### Task brief
Transcribe the listing in full, excluding any pictures.

### Supplied information
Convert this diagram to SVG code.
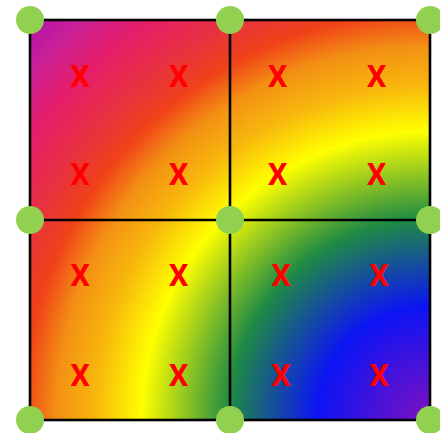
<svg xmlns="http://www.w3.org/2000/svg" width="440" height="433" viewBox="0 0 440 433">
<style>
.grid{fill:none;stroke:#000;stroke-width:2.6}
.pt{fill:#92d050}
.x{font-family:Roboto,"Liberation Sans",sans-serif;font-size:31px;font-weight:bold;fill:#ff0000;text-anchor:middle}
</style>
<defs>
<radialGradient id="rg" gradientUnits="userSpaceOnUse" cx="430" cy="420" r="566">
<stop offset="0" stop-color="#8010c0"/>
<stop offset="0.2" stop-color="#0c14f4"/>
<stop offset="0.355" stop-color="#1e8a44"/>
<stop offset="0.51" stop-color="#ffff00"/>
<stop offset="0.59" stop-color="#f8b80c"/>
<stop offset="0.66" stop-color="#f39014"/>
<stop offset="0.72" stop-color="#f04218"/>
<stop offset="0.78" stop-color="#e8323e"/>
<stop offset="0.86" stop-color="#e61e68"/>
<stop offset="0.94" stop-color="#c8209a"/>
<stop offset="1" stop-color="#b010a8"/>
</radialGradient>
</defs>
<rect x="30" y="20" width="400" height="400" fill="url(#rg)"/>
<g id="connectors">
<rect class="grid" x="30" y="20" width="400" height="400"/>
<line class="grid" x1="230" y1="20" x2="230" y2="420"/>
<line class="grid" x1="30" y1="220" x2="430" y2="220"/>
</g>
<g id="labels">
<text class="x" x="80" y="87">X</text>
<text class="x" x="178.5" y="87">X</text>
<text class="x" x="277.5" y="87">X</text>
<text class="x" x="376.5" y="87">X</text>
<text class="x" x="80" y="185">X</text>
<text class="x" x="178.5" y="185">X</text>
<text class="x" x="277.5" y="185">X</text>
<text class="x" x="376.5" y="185">X</text>
<text class="x" x="80" y="286">X</text>
<text class="x" x="178.5" y="286">X</text>
<text class="x" x="281" y="286">X</text>
<text class="x" x="379" y="286">X</text>
<text class="x" x="80" y="386">X</text>
<text class="x" x="178.5" y="386">X</text>
<text class="x" x="281" y="386">X</text>
<text class="x" x="379" y="386">X</text>
</g>
<g id="n1"><circle class="pt" cx="30" cy="20" r="14"/></g>
<g id="n2"><circle class="pt" cx="230" cy="20" r="14"/></g>
<g id="n3"><circle class="pt" cx="430" cy="20" r="14"/></g>
<g id="n4"><circle class="pt" cx="30" cy="220" r="14"/></g>
<g id="n5"><circle class="pt" cx="230" cy="220" r="14"/></g>
<g id="n6"><circle class="pt" cx="430" cy="220" r="14"/></g>
<g id="n7"><circle class="pt" cx="30" cy="420" r="14"/></g>
<g id="n8"><circle class="pt" cx="230" cy="420" r="14"/></g>
<g id="n9"><circle class="pt" cx="430" cy="420" r="14"/></g>
</svg>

### Solution to this problem
Convert this diagram to SVG code.
<svg xmlns="http://www.w3.org/2000/svg" width="440" height="433" viewBox="0 0 440 433">
<style>
.grid{fill:none;stroke:#000;stroke-width:2.6}
.pt{fill:#92d050}
.x{font-family:Roboto,"Liberation Sans",sans-serif;font-size:31px;font-weight:bold;fill:#ff0000;text-anchor:middle}
</style>
<defs>
<radialGradient id="rg" gradientUnits="userSpaceOnUse" cx="430" cy="420" r="566">
<stop offset="0" stop-color="#8010c0"/>
<stop offset="0.2" stop-color="#0c14f4"/>
<stop offset="0.355" stop-color="#1e8a44"/>
<stop offset="0.51" stop-color="#ffff00"/>
<stop offset="0.59" stop-color="#f8b80c"/>
<stop offset="0.66" stop-color="#f39014"/>
<stop offset="0.72" stop-color="#f04218"/>
<stop offset="0.78" stop-color="#e8323e"/>
<stop offset="0.86" stop-color="#e61e68"/>
<stop offset="0.94" stop-color="#c8209a"/>
<stop offset="1" stop-color="#b010a8"/>
</radialGradient>
</defs>
<rect x="30" y="20" width="400" height="400" fill="url(#rg)"/>
<g id="connectors">
<rect class="grid" x="30" y="20" width="400" height="400"/>
<line class="grid" x1="230" y1="20" x2="230" y2="420"/>
<line class="grid" x1="30" y1="220" x2="430" y2="220"/>
</g>
<g id="labels">
<text class="x" x="80" y="87">X</text>
<text class="x" x="178.5" y="87">X</text>
<text class="x" x="277.5" y="87">X</text>
<text class="x" x="376.5" y="87">X</text>
<text class="x" x="80" y="185">X</text>
<text class="x" x="178.5" y="185">X</text>
<text class="x" x="277.5" y="185">X</text>
<text class="x" x="376.5" y="185">X</text>
<text class="x" x="80" y="286">X</text>
<text class="x" x="178.5" y="286">X</text>
<text class="x" x="281" y="286">X</text>
<text class="x" x="379" y="286">X</text>
<text class="x" x="80" y="386">X</text>
<text class="x" x="178.5" y="386">X</text>
<text class="x" x="281" y="386">X</text>
<text class="x" x="379" y="386">X</text>
</g>
<g id="n1"><circle class="pt" cx="30" cy="20" r="14"/></g>
<g id="n2"><circle class="pt" cx="230" cy="20" r="14"/></g>
<g id="n3"><circle class="pt" cx="430" cy="20" r="14"/></g>
<g id="n4"><circle class="pt" cx="30" cy="220" r="14"/></g>
<g id="n5"><circle class="pt" cx="230" cy="220" r="14"/></g>
<g id="n6"><circle class="pt" cx="430" cy="220" r="14"/></g>
<g id="n7"><circle class="pt" cx="30" cy="420" r="14"/></g>
<g id="n8"><circle class="pt" cx="230" cy="420" r="14"/></g>
<g id="n9"><circle class="pt" cx="430" cy="420" r="14"/></g>
</svg>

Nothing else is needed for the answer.